No what exchange should I ask for? You mean another car?


----------



## jgiun1 (Oct 16, 2017)

Loly said:


> No what exchange should I ask for? You mean another car?


Yes another car...engine failure for sure means cars going to be down for awhile.

I wouldn't ask them, I would demand an exchange to another vehicle


----------



## Loly (Aug 9, 2018)

No, I will thank you so much.
What made me ask ihad to pay the expenses of repairing the air conditioning one month ago.


----------



## henrygates (Mar 29, 2018)

You are renting a car for $200 a week and they are making you pay for the repairs?

Just...no.


----------



## jgiun1 (Oct 16, 2017)

henrygates said:


> You are renting a car for $200 a week and they are making you pay for the repairs?
> 
> Just...no.


Sounds like robbery to me....I never heard of a rental anything where customer pays for repairs.....even long term hertz rentals, they forced customers to return cars that ran into preventative maintenance miles to get car done... Then exchanged them into another car

I could see Uber making maintenance not included, but flat out car repairs on a rental is criminal.


----------



## Loly (Aug 9, 2018)

It is from uber office


----------



## henrygates (Mar 29, 2018)

Loly said:


> It is from uber office


Elaborate.


----------



## jgiun1 (Oct 16, 2017)

Loly said:


> It is from uber office


You really should sit down and looked closely at your contract you signed with them. I just can't imagine they wouldn't swap you out for your loss of earnings with a pretty major problem of engine failure, not for just you, but them included.

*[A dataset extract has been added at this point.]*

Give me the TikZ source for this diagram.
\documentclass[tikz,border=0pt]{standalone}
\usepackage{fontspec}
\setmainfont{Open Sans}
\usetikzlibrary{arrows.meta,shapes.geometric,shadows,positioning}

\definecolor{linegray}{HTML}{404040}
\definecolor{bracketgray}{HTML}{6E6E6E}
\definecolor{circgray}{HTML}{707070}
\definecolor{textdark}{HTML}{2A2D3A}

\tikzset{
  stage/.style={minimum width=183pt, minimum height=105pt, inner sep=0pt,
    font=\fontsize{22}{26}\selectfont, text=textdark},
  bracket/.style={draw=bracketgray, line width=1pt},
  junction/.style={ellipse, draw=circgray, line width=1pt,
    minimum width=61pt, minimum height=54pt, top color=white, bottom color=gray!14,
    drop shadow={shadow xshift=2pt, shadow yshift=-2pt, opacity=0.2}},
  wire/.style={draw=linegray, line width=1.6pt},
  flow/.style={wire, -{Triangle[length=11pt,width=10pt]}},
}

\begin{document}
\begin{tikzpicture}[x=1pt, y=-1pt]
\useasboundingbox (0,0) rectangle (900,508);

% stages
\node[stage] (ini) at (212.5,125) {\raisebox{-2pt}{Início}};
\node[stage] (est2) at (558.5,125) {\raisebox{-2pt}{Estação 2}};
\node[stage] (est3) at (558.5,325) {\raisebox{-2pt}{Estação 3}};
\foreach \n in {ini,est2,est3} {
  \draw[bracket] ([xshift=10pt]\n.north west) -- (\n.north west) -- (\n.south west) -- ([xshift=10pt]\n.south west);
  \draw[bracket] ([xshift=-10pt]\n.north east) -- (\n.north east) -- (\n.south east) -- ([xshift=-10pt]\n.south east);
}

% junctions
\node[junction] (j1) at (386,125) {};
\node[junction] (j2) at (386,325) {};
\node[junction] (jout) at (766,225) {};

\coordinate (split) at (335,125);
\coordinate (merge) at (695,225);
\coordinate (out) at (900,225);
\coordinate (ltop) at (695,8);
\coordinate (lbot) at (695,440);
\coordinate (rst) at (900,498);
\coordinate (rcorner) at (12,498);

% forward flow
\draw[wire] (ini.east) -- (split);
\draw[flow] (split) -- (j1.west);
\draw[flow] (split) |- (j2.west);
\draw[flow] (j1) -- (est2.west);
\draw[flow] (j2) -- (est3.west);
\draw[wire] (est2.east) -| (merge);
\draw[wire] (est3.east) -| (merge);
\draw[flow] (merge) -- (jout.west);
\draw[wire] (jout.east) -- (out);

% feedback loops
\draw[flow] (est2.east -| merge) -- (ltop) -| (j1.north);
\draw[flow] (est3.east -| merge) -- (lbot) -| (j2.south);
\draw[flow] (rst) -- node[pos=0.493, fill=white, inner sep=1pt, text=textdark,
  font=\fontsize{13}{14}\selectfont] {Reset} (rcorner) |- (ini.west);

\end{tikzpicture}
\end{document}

It could be a simple fix like a sensor or major issue that shuts a engine off.

In not a mechanic but I can tell you one thing....if your engine light was on and steady before it died, it might be minor....but if it was the flashing engine light, your in for major repairs and plenty of costly stuff and downtime.


----------



## Loly (Aug 9, 2018)

Hope it is minor. The car at the dealer and am waiting for their report they said it could be engine failure.


----------



## njn (Jan 23, 2016)

Uber doesn't rent cars, they are a tech company.


----------



## henrygates (Mar 29, 2018)

Why are you at a dealer? Take it back to whatever company you are renting it from.

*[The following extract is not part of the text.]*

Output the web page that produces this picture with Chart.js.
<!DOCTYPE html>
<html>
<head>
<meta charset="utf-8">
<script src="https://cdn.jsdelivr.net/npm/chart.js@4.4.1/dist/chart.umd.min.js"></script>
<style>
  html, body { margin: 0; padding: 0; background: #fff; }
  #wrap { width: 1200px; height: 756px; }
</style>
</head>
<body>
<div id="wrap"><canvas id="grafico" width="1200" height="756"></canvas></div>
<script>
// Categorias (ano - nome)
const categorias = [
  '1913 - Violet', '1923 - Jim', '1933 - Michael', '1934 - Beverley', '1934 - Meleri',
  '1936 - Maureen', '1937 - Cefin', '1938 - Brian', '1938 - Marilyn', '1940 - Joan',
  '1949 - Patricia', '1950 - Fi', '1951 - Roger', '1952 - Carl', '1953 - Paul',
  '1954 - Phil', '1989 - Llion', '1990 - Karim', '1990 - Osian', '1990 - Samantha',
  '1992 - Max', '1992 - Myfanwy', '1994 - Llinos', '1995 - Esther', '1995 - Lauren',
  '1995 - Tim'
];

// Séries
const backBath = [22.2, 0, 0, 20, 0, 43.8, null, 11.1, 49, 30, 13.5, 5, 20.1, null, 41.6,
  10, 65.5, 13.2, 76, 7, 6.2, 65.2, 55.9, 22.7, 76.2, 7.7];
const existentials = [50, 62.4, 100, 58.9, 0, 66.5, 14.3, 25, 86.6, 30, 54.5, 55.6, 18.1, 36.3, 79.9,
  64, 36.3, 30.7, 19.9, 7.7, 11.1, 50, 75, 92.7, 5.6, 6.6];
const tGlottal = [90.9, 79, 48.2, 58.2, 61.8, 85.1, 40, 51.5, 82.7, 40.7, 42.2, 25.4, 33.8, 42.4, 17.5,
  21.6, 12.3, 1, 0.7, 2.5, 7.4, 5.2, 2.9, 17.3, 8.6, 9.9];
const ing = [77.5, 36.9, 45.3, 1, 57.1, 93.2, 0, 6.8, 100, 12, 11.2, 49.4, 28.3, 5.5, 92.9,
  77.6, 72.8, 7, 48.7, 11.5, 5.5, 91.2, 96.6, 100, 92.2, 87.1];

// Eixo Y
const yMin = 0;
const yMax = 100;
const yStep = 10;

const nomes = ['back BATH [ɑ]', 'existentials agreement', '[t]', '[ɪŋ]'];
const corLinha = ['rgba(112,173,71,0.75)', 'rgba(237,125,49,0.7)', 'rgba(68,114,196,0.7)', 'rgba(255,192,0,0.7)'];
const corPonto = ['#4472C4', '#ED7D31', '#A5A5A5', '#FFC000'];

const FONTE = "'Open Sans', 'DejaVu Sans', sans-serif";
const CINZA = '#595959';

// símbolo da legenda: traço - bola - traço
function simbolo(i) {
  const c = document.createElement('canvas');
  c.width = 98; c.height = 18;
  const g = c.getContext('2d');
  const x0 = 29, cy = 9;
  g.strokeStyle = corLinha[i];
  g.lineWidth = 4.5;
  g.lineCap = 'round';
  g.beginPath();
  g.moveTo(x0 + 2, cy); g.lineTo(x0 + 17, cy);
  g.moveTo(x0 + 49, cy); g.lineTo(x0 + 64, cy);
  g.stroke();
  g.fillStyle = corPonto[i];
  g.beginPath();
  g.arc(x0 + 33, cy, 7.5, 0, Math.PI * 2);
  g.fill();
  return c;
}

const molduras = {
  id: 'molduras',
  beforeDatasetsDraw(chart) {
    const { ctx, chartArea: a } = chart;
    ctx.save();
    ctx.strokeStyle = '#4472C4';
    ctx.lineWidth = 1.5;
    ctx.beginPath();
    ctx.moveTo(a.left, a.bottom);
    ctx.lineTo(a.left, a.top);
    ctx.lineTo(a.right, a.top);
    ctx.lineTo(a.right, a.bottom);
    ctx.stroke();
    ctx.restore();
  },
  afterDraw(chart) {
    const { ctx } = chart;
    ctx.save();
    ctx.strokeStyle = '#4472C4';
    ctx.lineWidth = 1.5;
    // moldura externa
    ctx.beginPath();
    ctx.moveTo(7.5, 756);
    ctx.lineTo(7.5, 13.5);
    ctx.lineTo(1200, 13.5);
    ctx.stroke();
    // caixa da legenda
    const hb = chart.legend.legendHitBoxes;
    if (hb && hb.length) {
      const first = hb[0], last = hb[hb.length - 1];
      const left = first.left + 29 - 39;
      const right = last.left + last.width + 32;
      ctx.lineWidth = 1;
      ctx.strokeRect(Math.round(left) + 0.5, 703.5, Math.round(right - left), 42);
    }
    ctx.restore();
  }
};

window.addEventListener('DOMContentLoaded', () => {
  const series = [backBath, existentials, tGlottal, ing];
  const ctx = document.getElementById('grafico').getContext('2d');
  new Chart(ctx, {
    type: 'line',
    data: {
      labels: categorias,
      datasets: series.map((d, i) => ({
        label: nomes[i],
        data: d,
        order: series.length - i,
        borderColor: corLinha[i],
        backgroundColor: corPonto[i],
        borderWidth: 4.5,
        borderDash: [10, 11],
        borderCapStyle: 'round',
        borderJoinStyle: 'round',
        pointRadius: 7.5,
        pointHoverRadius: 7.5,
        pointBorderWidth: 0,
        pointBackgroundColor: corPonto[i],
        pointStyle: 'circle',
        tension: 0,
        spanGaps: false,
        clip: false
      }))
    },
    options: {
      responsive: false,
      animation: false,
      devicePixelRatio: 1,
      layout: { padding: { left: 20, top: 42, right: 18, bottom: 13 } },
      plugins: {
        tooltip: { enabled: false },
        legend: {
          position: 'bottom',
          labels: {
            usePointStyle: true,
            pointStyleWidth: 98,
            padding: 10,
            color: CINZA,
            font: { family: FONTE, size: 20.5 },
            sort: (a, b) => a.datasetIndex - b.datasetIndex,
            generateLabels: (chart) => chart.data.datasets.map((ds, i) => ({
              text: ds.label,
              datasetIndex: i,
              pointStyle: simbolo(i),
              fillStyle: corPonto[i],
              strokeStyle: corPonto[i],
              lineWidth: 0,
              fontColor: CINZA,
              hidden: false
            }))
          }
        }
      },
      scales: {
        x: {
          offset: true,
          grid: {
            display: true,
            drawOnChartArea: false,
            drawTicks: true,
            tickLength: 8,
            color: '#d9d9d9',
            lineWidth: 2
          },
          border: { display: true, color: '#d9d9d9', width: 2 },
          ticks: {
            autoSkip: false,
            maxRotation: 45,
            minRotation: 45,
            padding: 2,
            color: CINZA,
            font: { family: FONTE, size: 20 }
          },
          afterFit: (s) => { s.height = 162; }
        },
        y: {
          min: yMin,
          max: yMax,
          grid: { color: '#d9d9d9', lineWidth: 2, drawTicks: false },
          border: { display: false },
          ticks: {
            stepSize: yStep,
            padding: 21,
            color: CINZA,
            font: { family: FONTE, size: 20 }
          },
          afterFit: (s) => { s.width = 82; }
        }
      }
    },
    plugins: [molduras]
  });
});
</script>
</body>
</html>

This story makes no sense or has huge holes in it.


----------



## Loly (Aug 9, 2018)

I have checked my contract. The tiers and oil change on the rental office. Anything else on me.
I had to take to a dealer because the car was not starting it is one week now and still waiting


----------



## henrygates (Mar 29, 2018)

You are renting a car for $800 per month and they only cover tires and oil changes???

Can you break your contract? Man, go buy a $10k car. Cover the $25 oil changes with the thousands of dollars a year you'll be saving.


----------



## Loly (Aug 9, 2018)

I will once I return this car. It was a big mistake.


----------



## henrygates (Mar 29, 2018)

Good luck I hope everything works out!


----------



## Steve_TX (Feb 2, 2016)

Loly said:


> No, I will thank you so much.
> What made me ask ihad to pay the expenses of repairing the air conditioning one month ago.

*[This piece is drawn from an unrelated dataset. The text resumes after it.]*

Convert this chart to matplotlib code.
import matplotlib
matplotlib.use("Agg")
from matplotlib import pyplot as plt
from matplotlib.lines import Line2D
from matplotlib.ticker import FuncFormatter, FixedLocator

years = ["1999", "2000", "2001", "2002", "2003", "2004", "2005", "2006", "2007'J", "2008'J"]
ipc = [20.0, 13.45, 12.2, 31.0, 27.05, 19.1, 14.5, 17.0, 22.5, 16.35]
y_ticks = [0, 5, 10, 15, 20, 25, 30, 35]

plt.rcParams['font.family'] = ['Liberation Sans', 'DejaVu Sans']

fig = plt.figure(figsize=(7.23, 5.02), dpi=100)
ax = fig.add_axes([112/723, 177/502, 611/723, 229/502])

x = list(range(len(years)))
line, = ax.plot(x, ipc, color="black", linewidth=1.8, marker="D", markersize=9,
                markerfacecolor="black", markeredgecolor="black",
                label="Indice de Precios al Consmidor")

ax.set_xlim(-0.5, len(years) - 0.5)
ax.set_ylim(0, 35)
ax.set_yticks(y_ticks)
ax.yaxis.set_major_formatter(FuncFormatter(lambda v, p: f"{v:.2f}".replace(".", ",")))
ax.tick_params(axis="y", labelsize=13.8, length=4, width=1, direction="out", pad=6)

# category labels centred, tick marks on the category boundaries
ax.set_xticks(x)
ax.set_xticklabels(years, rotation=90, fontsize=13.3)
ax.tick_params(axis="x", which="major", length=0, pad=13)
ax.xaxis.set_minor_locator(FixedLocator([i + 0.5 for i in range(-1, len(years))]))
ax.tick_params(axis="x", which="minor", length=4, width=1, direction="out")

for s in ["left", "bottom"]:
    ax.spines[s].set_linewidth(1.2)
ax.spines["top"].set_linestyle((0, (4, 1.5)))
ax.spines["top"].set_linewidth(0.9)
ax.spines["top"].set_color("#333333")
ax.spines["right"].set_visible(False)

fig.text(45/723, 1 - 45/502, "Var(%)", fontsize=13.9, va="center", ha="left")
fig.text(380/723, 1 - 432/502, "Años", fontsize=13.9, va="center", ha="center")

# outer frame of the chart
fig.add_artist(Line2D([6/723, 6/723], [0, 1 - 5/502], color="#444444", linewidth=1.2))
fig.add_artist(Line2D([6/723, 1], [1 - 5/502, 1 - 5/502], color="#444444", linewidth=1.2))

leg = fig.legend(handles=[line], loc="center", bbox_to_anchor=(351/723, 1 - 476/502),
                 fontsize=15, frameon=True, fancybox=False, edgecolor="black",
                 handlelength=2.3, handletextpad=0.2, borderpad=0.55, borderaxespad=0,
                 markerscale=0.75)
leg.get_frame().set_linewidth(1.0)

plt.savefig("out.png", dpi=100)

WTF? You're paying repair costs on a rental car? If that's the logic we're all using, then I'm going get my oil changed and provide my pax with the bill for the pax to reimburse me.


----------



## Rudyhawaii (Apr 24, 2018)

Steve_TX said:


> WTF? You're paying repair costs on a rental car? If that's the logic we're all using, then I'm going get my oil changed and provide my pax with the bill for the pax to reimburse me.





Loly said:


> I will once I return this car. It was a big mistake.


Yes rental means u signed ur life away.. just work no pay .. good luck .. tomorrow is a better day..


----------



## Stevie The magic Unicorn (Apr 3, 2018)

Loly said:


> I rented a car from uber. And now I got engine failure. Who should pay the expenses? I am renting the car for $200 a week


This huge load of horse $(%& (and trust me as an equine i know horse $(%*&) is one of the many reasons doing these are a horrible idea.

If i blow a tire on a company taxi...

my cost is...

-$10 for changing the tire without calling for a service vehicle for assistance,
(Yes a $10 PAYMENT)

Then i get additional time off for losing time off the rental, at $7.30 per hour.

Then THEY pay for the new tire...


----------



## Jefferson DDBY (Jul 27, 2018)

Loly said:


> I have checked my contract. The tiers and oil change on the rental office. Anything else on me.
> I had to take to a dealer because the car was not starting it is one week now and still waiting


I'm sorry but I think you don't understand what you are reading in the contract. Take the car back now, do not wait for the dealer to send you a bill.


----------